O músico Edson Leão destaca que os artistas que já foram considerados bregas estão sendo redescobertos e ganhando a aura de "cult". "É o caso do próprio Roberto Carlos, que para muitos era cafona, mas tanto o período Jovem Guarda dele quanto alguns flertes que ele fez nos anos 70 com arranjos influenciados pela black music despertam o interesse de um público mais antenado. Assim a obra dele e de outros está sendo revalorizada, como a fase psicodélica do cantor Ronnie Von, mais conhecido pelo seu trabalho romântico."

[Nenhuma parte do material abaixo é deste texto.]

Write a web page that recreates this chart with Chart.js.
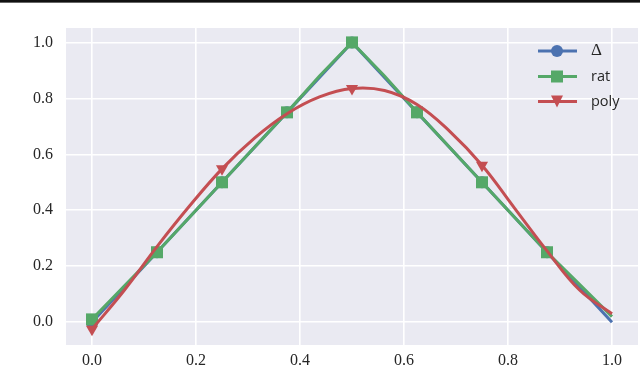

A pesquisadora Silvia Cardoso acrescenta que a noção de brega, quando pejorativa, é flexível, podendo ser alterada e redefinida. "Muitas composições de artistas românticos foram regravadas mais recentemente por cantores da MPB, como Caetano Veloso, Maria Bethânia, Lenine, Zeca Baleiro. A canção "Você não me ensinou a te esquecer", de Fernando Mendes, por exemplo, foi regravada por Caetano e fez grande sucesso, chegando a ser indicada ao prêmio de canção do ano no Grammy Latino de 2004. Essas regravações são também consideradas de mau gosto? Ou passam a ser legitimadas? Esses artistas se rebaixam ao gravar essas canções?", questiona.
Na visão do historiador Paulo César de Araújo, o preconceito em relação ao brega na música vem diminuindo gradativamente, e a tendência é que as canções e os artistas tenham o devido reconhecimento na cultura brasileira. "Foi o que aconteceu com o baião de Luiz Gonzaga, tachado de ‘música de cangaceiro’, e o próprio samba, antes ‘música de malandro’. No cinema, Sergio Leone foi ridicularizado por fazer faroeste, um gênero americano, na Itália, e hoje é uma das referências." Por último, vale destacar que o dicionário Houaiss define brega como "de mau gosto, sem refinamento", mas frisa: "segundo o ponto de vista de quem julga".